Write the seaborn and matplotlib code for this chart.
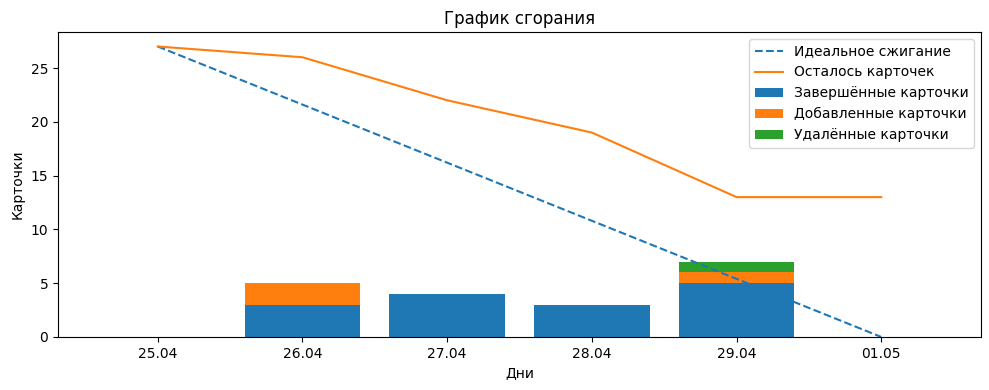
import matplotlib
matplotlib.use("Agg")
import matplotlib.pyplot as plt
import numpy as np
import seaborn as sns

# данные графика сгорания
days = ['25.04', '26.04', '27.04', '28.04', '29.04', '01.05']
ideal = [27, 21.6, 16.2, 10.8, 5.4, 0]
remaining = [27, 26, 22, 19, 13, 13]
completed = [0, 3, 4, 3, 5, 0]
added = [0, 2, 0, 0, 1, 0]
removed = [0, 0, 0, 0, 1, 0]

pos = np.arange(len(days))
bottom_removed = np.array(completed) + np.array(added)

fig, ax = plt.subplots(figsize=(9.89, 3.9), dpi=100)

sns.lineplot(x=pos, y=ideal, ax=ax, color='C0', linestyle='--', sort=False,
             label='Идеальное сжигание')
sns.lineplot(x=pos, y=remaining, ax=ax, color='C1', sort=False,
             label='Осталось карточек')

sns.barplot(x=days, y=completed, ax=ax, color='C0', saturation=1, width=0.8,
            label='Завершённые карточки', zorder=1)
sns.barplot(x=days, y=added, bottom=completed, ax=ax, color='C1', saturation=1,
            width=0.8, label='Добавленные карточки', zorder=1)
sns.barplot(x=days, y=removed, bottom=bottom_removed, ax=ax, color='C2',
            saturation=1, width=0.8, label='Удалённые карточки', zorder=1)

ax.set_xlim(-0.69, len(days) - 1 + 0.69)
ax.set_ylim(0, 28.35)
ax.set_xticks(pos)
ax.set_xticklabels(days)
ax.set_title('График сгорания')
ax.set_xlabel('Дни')
ax.set_ylabel('Карточки')
ax.legend(loc='upper right')

# поля подогнаны под оригинал
fig.subplots_adjust(left=0.0586, right=0.992, top=0.918, bottom=0.136)
fig.savefig('out.png')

▸ **Exercise details**:
Without the pictures, return the listing above from its first line through the line that has "saturation=1, width=0.8, label='Удалённые".

▸ **Completed task**:
Write the seaborn and matplotlib code for this chart.
import matplotlib
matplotlib.use("Agg")
import matplotlib.pyplot as plt
import numpy as np
import seaborn as sns

# данные графика сгорания
days = ['25.04', '26.04', '27.04', '28.04', '29.04', '01.05']
ideal = [27, 21.6, 16.2, 10.8, 5.4, 0]
remaining = [27, 26, 22, 19, 13, 13]
completed = [0, 3, 4, 3, 5, 0]
added = [0, 2, 0, 0, 1, 0]
removed = [0, 0, 0, 0, 1, 0]

pos = np.arange(len(days))
bottom_removed = np.array(completed) + np.array(added)

fig, ax = plt.subplots(figsize=(9.89, 3.9), dpi=100)

sns.lineplot(x=pos, y=ideal, ax=ax, color='C0', linestyle='--', sort=False,
             label='Идеальное сжигание')
sns.lineplot(x=pos, y=remaining, ax=ax, color='C1', sort=False,
             label='Осталось карточек')

sns.barplot(x=days, y=completed, ax=ax, color='C0', saturation=1, width=0.8,
            label='Завершённые карточки', zorder=1)
sns.barplot(x=days, y=added, bottom=completed, ax=ax, color='C1', saturation=1,
            width=0.8, label='Добавленные карточки', zorder=1)
sns.barplot(x=days, y=removed, bottom=bottom_removed, ax=ax, color='C2',
            saturation=1, width=0.8, label='Удалённые карточки', zorder=1)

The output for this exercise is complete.